The monks of St. Joseph Abbey are celebrating. Thanks to a ruling from the Fifth Circuit Court of Appeals, the brothers can keep selling caskets in Louisiana.
When Hurricane Katrina destroyed the Abbey’s valuable timberland, the monks needed a new source of income. That’s when they started St. Joseph Woodworks, a casket company. For generations, the monks had buried their dead brothers in hand-made wooden caskets. Now, they would produce those same finely crafted caskets for the general public.
There was only one problem: a licensing requirement made it a crime for St. Joseph Woodworks to sell its caskets to Louisiana residents.
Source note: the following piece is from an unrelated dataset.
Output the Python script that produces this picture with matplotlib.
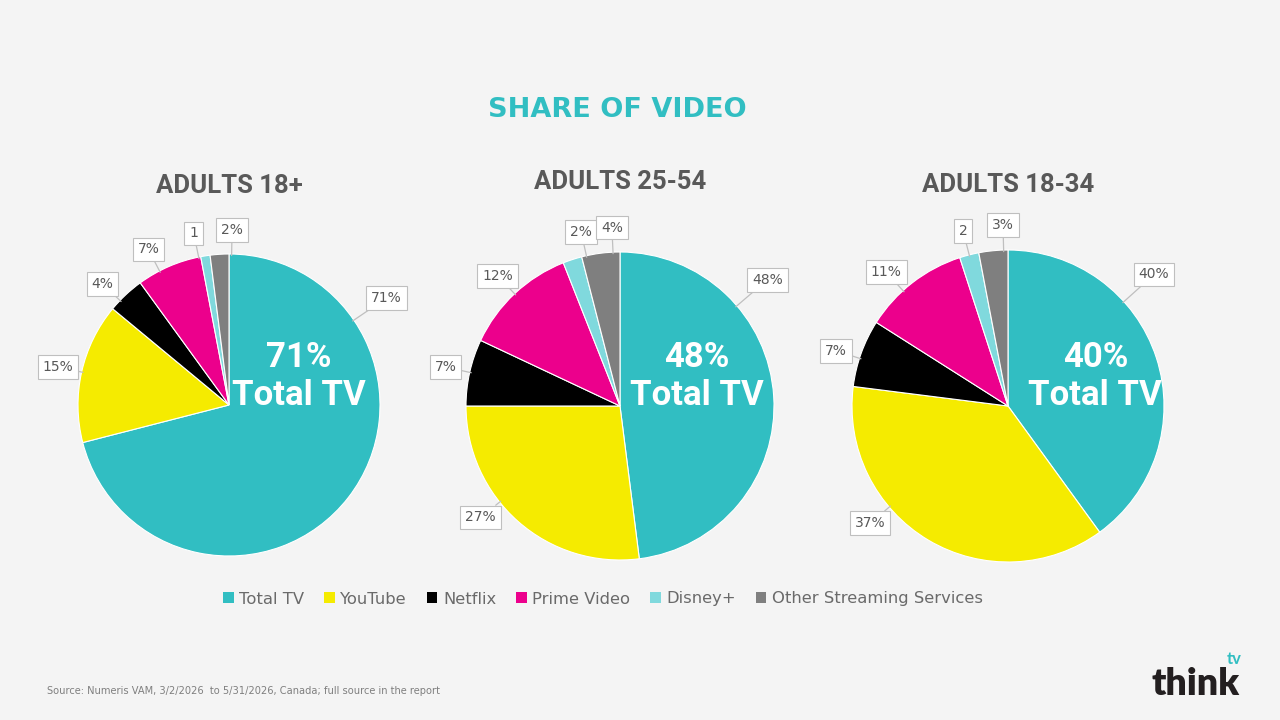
import numpy as np
import matplotlib.pyplot as plt
from matplotlib.patches import Patch

# data
services = ["Total TV", "YouTube", "Netflix", "Prime Video", "Disney+", "Other Streaming Services"]
groups = ["ADULTS 18+", "ADULTS 25-54", "ADULTS 18-34"]
share_18plus = [71, 15, 4, 7, 1, 2]
share_25_54 = [48, 27, 7, 12, 2, 4]
share_18_34 = [40, 37, 7, 11, 2, 3]
label_texts_18plus = ["71%", "15%", "4%", "7%", "1", "2%"]
label_texts_25_54 = ["48%", "27%", "7%", "12%", "2%", "4%"]
label_texts_18_34 = ["40%", "37%", "7%", "11%", "2", "3%"]

colors = ["#31BEC2", "#F5EB00", "#000000", "#EC008C", "#80D9DD", "#7F7F7F"]
BG = "#F4F4F4"
GREY_TXT = "#595959"

# layout (pixels in a 1280x720 canvas); label_shift in degrees off the slice middle
W, H = 1280, 720
pie_layout = [
    dict(cx=229, cy=405, r=151, title_y=186, big_x=0.46,
         label_shift={0: 72, 2: 3, 3: 4, 4: 2.6, 5: -4.6}),
    dict(cx=620, cy=406, r=154, title_y=182, big_x=0.50,
         label_shift={0: 37, 1: -10, 4: -5.4, 5: -4.6}),
    dict(cx=1008, cy=406, r=156, title_y=185, big_x=0.56,
         label_shift={0: 24, 1: -19, 2: 2, 3: 4.5, 5: -3.8}),
]

plt.rcParams["font.family"] = ["DejaVu Sans"]
fig = plt.figure(figsize=(12.8, 7.2), dpi=100, facecolor=BG)

fig.text(617 / W, 1 - 110 / H, "SHARE OF VIDEO", ha="center", va="center",
         fontsize=19.5, fontweight="bold", color="#31BEC2")

all_values = [share_18plus, share_25_54, share_18_34]
all_labels = [label_texts_18plus, label_texts_25_54, label_texts_18_34]

for values, texts, name, lay in zip(all_values, all_labels, groups, pie_layout):
    cx, cy, r = lay["cx"], lay["cy"], lay["r"]
    ax = fig.add_axes([(cx - r) / W, 1 - (cy + r) / H, 2 * r / W, 2 * r / H])
    wedges, _ = ax.pie(values, colors=colors, startangle=90, counterclock=False,
                       radius=1, wedgeprops=dict(edgecolor="white", linewidth=0.8))
    ax.set_xlim(-1, 1)
    ax.set_ylim(-1, 1)
    ax.set_aspect("equal")
    ax.axis("off")

    for i, (w, t) in enumerate(zip(wedges, texts)):
        mid = (w.theta1 + w.theta2) / 2 + lay["label_shift"].get(i, 0)
        a = np.deg2rad(mid)
        dist = 1.26 if i == 0 else 1.16
        ax.annotate(t, xy=(np.cos(a) * 0.99, np.sin(a) * 0.99),
                    xytext=(np.cos(a) * dist, np.sin(a) * dist),
                    ha="center", va="center", fontsize=10, color=GREY_TXT,
                    annotation_clip=False,
                    bbox=dict(boxstyle="square,pad=0.35", fc="white", ec="#BFBFBF", lw=0.8),
                    arrowprops=dict(arrowstyle="-", color="#BFBFBF", lw=0.9,
                                    shrinkA=0, shrinkB=0))

    ax.text(lay["big_x"], 0.19, f"{values[0]}%\nTotal TV", ha="center", va="center",
            fontsize=25, fontweight="bold", color="white", linespacing=1.2,
            family=["Roboto", "DejaVu Sans"])

    fig.text(cx / W, 1 - lay["title_y"] / H, name, ha="center", va="center",
             fontsize=18.5, fontweight="bold", color=GREY_TXT,
             family=["Roboto", "DejaVu Sans"])

handles = [Patch(facecolor=c, edgecolor="none") for c in colors]
fig.legend(handles, services, loc="center", bbox_to_anchor=(603 / W, 1 - 599 / H),
           ncol=6, frameon=False, fontsize=11.8, labelcolor="#6A6A6A",
           handlelength=0.65, handleheight=0.65, handletextpad=0.35, columnspacing=1.2)

fig.text(47 / W, 1 - 691 / H,
         "Source: Numeris VAM, 3/2/2026  to 5/31/2026, Canada; full source in the report",
         ha="left", va="center", fontsize=7.1, color="#7F7F7F")

# logo
fig.text(1151 / W, 1 - 684 / H, "think", ha="left", va="center",
         fontsize=27, fontweight="heavy", color="#231F20",
         family=["Lato", "DejaVu Sans"])
fig.text(1227 / W, 1 - 659 / H, "tv", ha="left", va="center",
         fontsize=12, fontweight="bold", color="#31BEC2",
         family=["Lato", "DejaVu Sans"])

fig.savefig("out.png", dpi=100, facecolor=BG)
No one claimed the caskets were poorly built. They posed no health risks. And certainly the monks weren’t exploiting grieving families; their caskets were in fact less expensive than those carried by local funeral parlors.
Of course, that was the problem.
A state licensing law designed to protect funeral directors from competitive forces barred the monks from selling their caskets. The law required that the intrastate purchase of caskets be made only through state-licensed funeral directors at state-licensed funeral homes. This meant: unless the Abbey built or bought a funeral establishment with a layout parlor, a six-casket display room, an arrangement room, embalming facilities, and hired a full-time funeral director who had completed high school, 30 college credit hours, a one-year apprenticeship, and passed a test … the Abbey could not sell its caskets to customers in Louisiana.
The Fifth Circuit has now declared that law to be unconstitutional.
In St. Joseph Abbey v. Castille, the court ruled that the regulations violated both the Equal Protection and Due Process Clauses.
The court found no rational relationship between the regulation and the state’s interest in consumer protection, health, or safety. Louisiana’s licensing scheme doesn’t require funeral directors to be trained or tested in casket selection. It doesn’t require that all caskets be purchased through licensed funeral directors.
Louisiana permits its residents to build their own caskets or to buy them from out-of-state vendors. It doesn’t regulate the design, construction, or sealing of a casket. The state doesn’t even require that the dead be buried in a casket at all.
The Fifth Circuit therefore determined that the law constituted pure economic favoritism. It affirmed the district court decision that “this brand of economic protectionism is not a legitimate state interest.”
The decision is a victory not only for the Abbey, but also for Louisiana residents and American citizens generally. The state denied equal protection to anyone in Louisiana who sought to sell caskets to another Louisianan without fulfilling burdensome regulatory requirements. The state also denied its citizens the opportunity to buy more affordable caskets, forcing grieving families to pay top-dollar to give a loved one an honorable burial.
The only folks who benefited from the law were the state’s funeral directors. Unsurprisingly, funeral directors and embalmers make up eight of the nine members of the Louisiana State Board of Embalmers and Funeral Directors, the state licensing agency. This insulated them from competition and allowed them to mark up prices.
Unfortunately, Louisiana’s economic favoritism isn’t unusual. States have traditionally used licensing requirements that restrict competition by creating unreasonable barriers to entry.
Since the demise of the U.S. Supreme Court’s decision in Lochner v. N.Y. (1905), courts have given broad deference to state economic regulation. The Fifth Circuit acknowledged that a state can show favoritism if it is in any way rationally related to a government interest in health and safety or consumer protection. But lacking that interest, the court said, favoritism constitutes nothing more than “a naked transfer of wealth” — and the state can’t arbitrarily favor whomever it wants.
The court reasoned that “neither precedent nor broader principles suggest that mere economic protection of a particular industry is a legitimate governmental purpose.”
No level of government should be allowed to pick and choose favorites in the economic marketplace. The Fifth Circuit’s decision to bury Louisiana’s anti-competitive coffin sales restriction is a move in the right direction.
Now, if we could just get the federal government to move in the same direction.